>> Begin

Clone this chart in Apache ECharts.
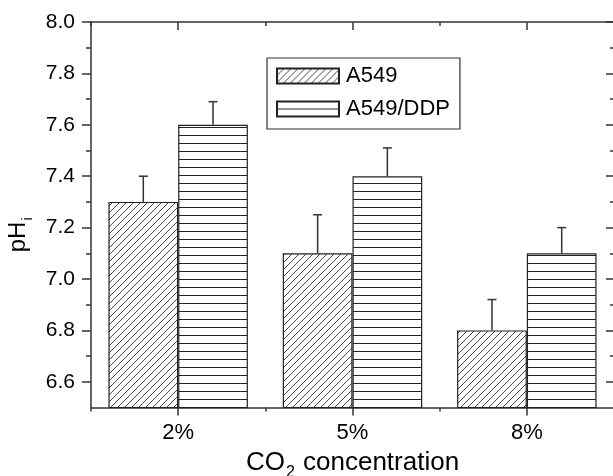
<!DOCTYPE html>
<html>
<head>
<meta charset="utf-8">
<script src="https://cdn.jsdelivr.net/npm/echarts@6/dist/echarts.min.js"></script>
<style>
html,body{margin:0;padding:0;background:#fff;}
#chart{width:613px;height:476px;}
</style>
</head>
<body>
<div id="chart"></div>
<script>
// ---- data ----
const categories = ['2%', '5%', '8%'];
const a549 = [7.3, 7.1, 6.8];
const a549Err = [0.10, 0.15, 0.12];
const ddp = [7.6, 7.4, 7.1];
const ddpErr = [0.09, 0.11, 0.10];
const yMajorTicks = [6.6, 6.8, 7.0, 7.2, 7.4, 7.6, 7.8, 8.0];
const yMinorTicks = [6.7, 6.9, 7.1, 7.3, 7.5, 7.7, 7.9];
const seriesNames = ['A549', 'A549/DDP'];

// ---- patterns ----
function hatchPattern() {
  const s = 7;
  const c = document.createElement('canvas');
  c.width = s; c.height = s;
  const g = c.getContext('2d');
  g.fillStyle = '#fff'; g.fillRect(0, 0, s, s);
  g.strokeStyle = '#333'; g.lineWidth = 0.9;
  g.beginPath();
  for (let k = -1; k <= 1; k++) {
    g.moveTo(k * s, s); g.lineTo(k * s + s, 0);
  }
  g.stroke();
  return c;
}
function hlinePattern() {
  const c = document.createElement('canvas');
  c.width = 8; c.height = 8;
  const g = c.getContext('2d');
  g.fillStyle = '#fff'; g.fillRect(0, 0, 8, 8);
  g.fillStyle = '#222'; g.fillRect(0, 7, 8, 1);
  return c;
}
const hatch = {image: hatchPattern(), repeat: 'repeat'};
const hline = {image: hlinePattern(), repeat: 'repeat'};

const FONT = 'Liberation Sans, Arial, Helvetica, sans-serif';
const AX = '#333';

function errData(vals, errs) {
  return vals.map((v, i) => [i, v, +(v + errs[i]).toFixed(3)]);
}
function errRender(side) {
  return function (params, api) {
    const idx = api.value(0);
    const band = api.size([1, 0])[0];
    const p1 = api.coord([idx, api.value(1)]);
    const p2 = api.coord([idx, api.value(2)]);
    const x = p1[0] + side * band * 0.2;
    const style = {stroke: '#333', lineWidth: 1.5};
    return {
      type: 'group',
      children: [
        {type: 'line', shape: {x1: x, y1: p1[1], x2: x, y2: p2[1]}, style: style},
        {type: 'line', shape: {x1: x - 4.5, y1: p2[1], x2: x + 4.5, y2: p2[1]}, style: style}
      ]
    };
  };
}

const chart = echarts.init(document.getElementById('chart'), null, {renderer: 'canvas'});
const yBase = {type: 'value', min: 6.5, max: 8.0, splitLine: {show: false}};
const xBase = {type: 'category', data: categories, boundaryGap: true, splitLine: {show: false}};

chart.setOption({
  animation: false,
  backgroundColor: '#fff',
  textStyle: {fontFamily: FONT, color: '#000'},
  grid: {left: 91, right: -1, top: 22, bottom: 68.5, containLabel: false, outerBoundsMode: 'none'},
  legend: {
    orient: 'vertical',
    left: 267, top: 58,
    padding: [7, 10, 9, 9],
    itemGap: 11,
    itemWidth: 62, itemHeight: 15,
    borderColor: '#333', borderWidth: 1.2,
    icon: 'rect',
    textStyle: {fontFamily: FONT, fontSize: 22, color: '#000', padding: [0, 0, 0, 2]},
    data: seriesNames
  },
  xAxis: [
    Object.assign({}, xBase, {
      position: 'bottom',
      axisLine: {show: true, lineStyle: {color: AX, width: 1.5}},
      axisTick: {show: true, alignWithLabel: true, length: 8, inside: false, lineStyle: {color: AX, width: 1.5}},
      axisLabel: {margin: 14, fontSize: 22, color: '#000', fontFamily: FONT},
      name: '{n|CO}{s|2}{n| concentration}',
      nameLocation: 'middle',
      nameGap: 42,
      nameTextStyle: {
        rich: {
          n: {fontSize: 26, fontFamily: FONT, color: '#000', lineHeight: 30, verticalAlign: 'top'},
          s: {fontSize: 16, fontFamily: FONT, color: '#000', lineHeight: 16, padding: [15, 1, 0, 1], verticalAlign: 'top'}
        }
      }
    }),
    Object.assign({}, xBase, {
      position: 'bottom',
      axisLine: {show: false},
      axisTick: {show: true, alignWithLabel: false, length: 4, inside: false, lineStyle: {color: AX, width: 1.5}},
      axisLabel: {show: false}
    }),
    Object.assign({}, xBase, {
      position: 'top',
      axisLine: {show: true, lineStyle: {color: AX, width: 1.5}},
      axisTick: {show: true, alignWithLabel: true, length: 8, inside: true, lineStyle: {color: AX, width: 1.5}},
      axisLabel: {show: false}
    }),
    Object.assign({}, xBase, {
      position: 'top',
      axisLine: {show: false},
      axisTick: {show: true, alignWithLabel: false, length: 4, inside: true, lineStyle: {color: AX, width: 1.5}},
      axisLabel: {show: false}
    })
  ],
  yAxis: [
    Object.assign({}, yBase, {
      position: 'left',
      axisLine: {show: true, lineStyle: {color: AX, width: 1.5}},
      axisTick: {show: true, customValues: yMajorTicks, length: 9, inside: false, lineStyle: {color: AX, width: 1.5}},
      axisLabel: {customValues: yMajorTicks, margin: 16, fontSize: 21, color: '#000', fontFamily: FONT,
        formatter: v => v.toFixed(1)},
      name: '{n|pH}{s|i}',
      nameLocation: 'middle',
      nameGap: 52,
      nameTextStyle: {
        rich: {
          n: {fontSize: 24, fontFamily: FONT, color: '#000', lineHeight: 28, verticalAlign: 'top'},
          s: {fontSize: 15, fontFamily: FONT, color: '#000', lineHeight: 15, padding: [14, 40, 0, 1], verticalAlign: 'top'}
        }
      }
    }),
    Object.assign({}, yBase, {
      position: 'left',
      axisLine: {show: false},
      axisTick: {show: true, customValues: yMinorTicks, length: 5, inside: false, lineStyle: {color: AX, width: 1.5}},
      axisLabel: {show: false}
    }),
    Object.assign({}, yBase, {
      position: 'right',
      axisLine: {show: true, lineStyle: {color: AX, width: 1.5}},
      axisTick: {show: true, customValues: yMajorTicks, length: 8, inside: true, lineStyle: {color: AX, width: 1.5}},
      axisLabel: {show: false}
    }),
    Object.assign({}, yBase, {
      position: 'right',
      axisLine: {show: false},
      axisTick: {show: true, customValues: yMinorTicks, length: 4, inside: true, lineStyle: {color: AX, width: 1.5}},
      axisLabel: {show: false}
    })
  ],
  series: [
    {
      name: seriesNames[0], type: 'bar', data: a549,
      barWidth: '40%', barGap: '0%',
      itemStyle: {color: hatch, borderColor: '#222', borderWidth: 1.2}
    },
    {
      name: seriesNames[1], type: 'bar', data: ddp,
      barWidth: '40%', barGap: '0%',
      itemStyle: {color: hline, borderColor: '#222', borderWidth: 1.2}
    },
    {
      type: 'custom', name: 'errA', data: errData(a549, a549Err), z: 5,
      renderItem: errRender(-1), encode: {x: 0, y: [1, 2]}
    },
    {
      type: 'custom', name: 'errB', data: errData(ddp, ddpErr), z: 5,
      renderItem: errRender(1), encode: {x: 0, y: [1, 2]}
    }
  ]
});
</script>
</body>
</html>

>> End

Write out exactly the opening lines of the data, stopping after the line that holds "const seriesNames = ['A549', 'A549/DDP'];". Exclude pictures.

Clone this chart in Apache ECharts.
<!DOCTYPE html>
<html>
<head>
<meta charset="utf-8">
<script src="https://cdn.jsdelivr.net/npm/echarts@6/dist/echarts.min.js"></script>
<style>
html,body{margin:0;padding:0;background:#fff;}
#chart{width:613px;height:476px;}
</style>
</head>
<body>
<div id="chart"></div>
<script>
// ---- data ----
const categories = ['2%', '5%', '8%'];
const a549 = [7.3, 7.1, 6.8];
const a549Err = [0.10, 0.15, 0.12];
const ddp = [7.6, 7.4, 7.1];
const ddpErr = [0.09, 0.11, 0.10];
const yMajorTicks = [6.6, 6.8, 7.0, 7.2, 7.4, 7.6, 7.8, 8.0];
const yMinorTicks = [6.7, 6.9, 7.1, 7.3, 7.5, 7.7, 7.9];
const seriesNames = ['A549', 'A549/DDP'];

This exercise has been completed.